Tunisia NAT 1
- Country: Tunisia
- Broadcast area: Tunisia; Middle East; North Africa; European Union;
- Headquarters: Tunis, Tunisia

Programming
- Language: Arabic
- Picture format: 1080i HDTV (downscaled to 576i for the SD feed)

Ownership
- Owner: Télévision Tunisienne
- Sister channels: El Watania 2

History
- Launched: 31 May 1966; 60 years ago
- Former names: RTT (1966–1983) RTT 1 (1983–1992) TV7 (1992–1997) Tunis 7 (1997–2008) Tunisie 7 (2008–2011) El Watania 1 (2011–present)

Links
- Website: www.watania1.tn

= El Watania 1 =

Tunisian public television channel

El Watania 1, also known as Télévision Tunisienne 1, is the first Tunisian public national television channel. It is owned and operated by Télévision Tunisienne (formerly ERTT). Formerly named RTT (1966–1983), RTT 1 (1983–1992), TV7 (1992–1997), Tunis 7 (1997–2008), Tunisie 7 (2008–2011), it has been known as El Watania 1 since 2011.

==History==
The first televised broadcast in Tunisia dates from December 15, 1963 on the occasion of the solemn celebration of the evacuation of Bizerte; the retransmission is carried out with the technical assistance of Italian television. In 1964, Mohamed Mzali was appointed general manager of the RTT (Radiodiffusion-Télévision Tunisienne) and was responsible for launching national television. In October of the same year, the RTT retransmitted from Bizerte the congress of the Destourian Socialist Party, the presentation of which was entrusted to Malika Ben Khamsa.

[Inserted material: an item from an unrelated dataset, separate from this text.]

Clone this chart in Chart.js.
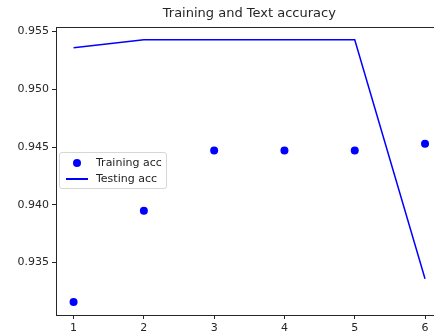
<!DOCTYPE html>
<html>
<head>
<meta charset="utf-8">
<script src="https://cdn.jsdelivr.net/npm/chart.js@4/dist/chart.umd.min.js"></script>
<style>
  html, body { margin: 0; padding: 0; background: #fff; overflow: hidden; }
  #wrap { position: relative; width: 434px; height: 332px; overflow: hidden; }
  #legend {
    position: absolute; left: 59px; top: 152px; width: 106px; height: 35px;
    border: 1px solid #d6d6d6; border-radius: 3px; background: rgba(255,255,255,0.8);
    font: 11px "DejaVu Sans", sans-serif; color: #222;
  }
  .item { position: absolute; left: 0; height: 16px; line-height: 16px; }
  .item span.t { position: absolute; left: 36px; white-space: nowrap; }
  .dot { position: absolute; left: 13px; top: 4px; width: 8px; height: 8px; border-radius: 50%; background: #0000ff; }
  .ln { position: absolute; left: 6px; top: 7px; width: 22px; height: 2px; background: #0000ff; }
</style>
</head>
<body>
<div id="wrap">
  <canvas id="chart" width="460" height="332"></canvas>
  <div id="legend"></div>
</div>
<script>
// Values
const epochs = [1, 2, 3, 4, 5, 6];
const trainingAcc = [0.9316, 0.9395, 0.9447, 0.9447, 0.9447, 0.9453];
const testingAcc = [0.9536, 0.9543, 0.9543, 0.9543, 0.9543, 0.9336];
const yTicks = [0.935, 0.940, 0.945, 0.950, 0.955];
const blue = '#0000ff';
const ink = '#262626';

// matplotlib style 5% margins
const allVals = trainingAcc.concat(testingAcc);
const lo = Math.min(...allVals), hi = Math.max(...allVals);
const yPad = (hi - lo) * 0.05;
const xPad = (epochs[epochs.length - 1] - epochs[0]) * 0.05;

// Frame around the axes, like matplotlib spines
const frame = {
    id: 'frame',
    afterDatasetsDraw(chart) {
        const a = chart.chartArea, ctx = chart.ctx;
        ctx.save();
        ctx.strokeStyle = ink;
        ctx.lineWidth = 1;
        ctx.strokeRect(Math.round(a.left) + 0.5, Math.round(a.top) + 0.5, Math.round(a.right - a.left), Math.round(a.bottom - a.top));
        ctx.restore();
    }
};

new Chart(document.getElementById('chart'), {
    type: 'line',
    data: {
        datasets: [{
            label: 'Training acc',
            data: epochs.map((e, i) => ({ x: e, y: trainingAcc[i] })),
            showLine: false,
            pointRadius: 4,
            pointBackgroundColor: blue,
            pointBorderWidth: 0,
            borderColor: blue
        }, {
            label: 'Testing acc',
            data: epochs.map((e, i) => ({ x: e, y: testingAcc[i] })),
            borderColor: blue,
            borderWidth: 1.5,
            pointRadius: 0,
            tension: 0
        }]
    },
    options: {
        responsive: false,
        animation: false,
        layout: { padding: { top: 0, right: 17.4, bottom: 0, left: 0 } },
        plugins: {
            legend: { display: false },
            tooltip: { enabled: false },
            title: {
                display: true,
                text: 'Training and Text accuracy',
                fullSize: false,
                color: ink,
                font: { family: 'DejaVu Sans', size: 13, weight: 'normal' },
                padding: { top: 6, bottom: 5 }
            }
        },
        scales: {
            x: {
                type: 'linear',
                min: epochs[0] - xPad,
                max: epochs[epochs.length - 1] + xPad,
                afterBuildTicks: s => { s.ticks = epochs.map(v => ({ value: v })); },
                afterFit: s => { s.height = 17; },
                grid: { display: true, drawOnChartArea: false, drawTicks: true, tickLength: 4, color: ink, tickWidth: 1 },
                border: { display: false },
                ticks: { color: ink, padding: 3, font: { family: 'DejaVu Sans', size: 11 }, maxRotation: 0 }
            },
            y: {
                type: 'linear',
                min: lo - yPad,
                max: hi + yPad,
                afterBuildTicks: s => { s.ticks = yTicks.map(v => ({ value: v })); },
                afterFit: s => { s.width = 56; },
                grid: { display: true, drawOnChartArea: false, drawTicks: true, tickLength: 4, color: ink, tickWidth: 1 },
                border: { display: false },
                ticks: {
                    color: ink, padding: 3, font: { family: 'DejaVu Sans', size: 11 },
                    callback: v => v.toFixed(3)
                }
            }
        }
    },
    plugins: [frame]
});

// Legend built from the dataset labels
const legendEl = document.getElementById('legend');
[['dot', 'Training acc'], ['ln', 'Testing acc']].forEach(([kind, text], i) => {
    const row = document.createElement('div');
    row.className = 'item';
    row.style.top = (2 + i * 16) + 'px';
    row.style.width = '100%';
    row.innerHTML = '<div class="' + kind + '"></div><span class="t">' + text + '</span>';
    legendEl.appendChild(row);
});
</script>
</body>
</html>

The first experimental broadcast, which took place on October 1, 1965 for an hour and a quarter, was accessible to the inhabitants of Tunis and its suburbs using the Boukornine VHF transmitter which broadcast Italian television programs. On October 29 of the same year, a second experimental session lasted two and a quarter hours.

Each time, music or plays were broadcast live. On October 31, the experimental services broadcast the first football match in its history live from the Chedly-Zouiten Stadium. During the three experimental sessions, the Italian broadcasts are temporarily interrupted.

From January 7, 1966, with the commissioning of the Zaghouan transmitter, broadcasts were more regular and the Tunisian press began to publish the RTT program schedule, alongside that of Italian television.

On May 31 of the same year, Tunisian Television, known as RTT (إ ت ت), was officially inaugurated by President Habib Bourguiba. The first announcer to appear on screen in its regular broadcasts was Naziha Maghrebi, whose first appearance was plagued by a small technical issue where the image was upside-down for a few seconds. In 1967, a year after its birth, Tunisian Television broadcast three hours of programs a day: two are in Arabic and one in French. In this context, it is developing cooperation with French-speaking television, in particular Télévision Suisse Romande, which provided it with programs and welcomed trainees in its Geneva studios.

The same year, it broadcasts and retransmits on Mediterranean television the 1967 Mediterranean Games organized in Tunisia. During the first two years of broadcasts, not having a video recorder, the RTT broadcasts its programs, including fiction, live.

The first production vans for color production were acquired in 1975; the channel began to produce color programs at the end of 1976. In 1977, it broadcast in color the 1977 FIFA World Youth Championship organized in Tunis. In June of the same year, the film laboratory of the RTT began to develop color films. The sale of color television sets skyrocketed during the 1978 FIFA World Cup, where Tunisia took part. RTT was renamed RTT 1 in 1983, following the creation of RTT 2. Television advertising started in December 1987.

With the change in the presidency of the republic on November 7, 1987, the channel became TV7 (قناة 7) in 1992, then Tunis 7 in 1997. The regime then intended, through this choice, to associate television with the new political configuration that gets ready. On May 23, 2008, Tunis 7 took the French name of Tunisie 7 until the fall of President Zine el-Abidine Ben Ali.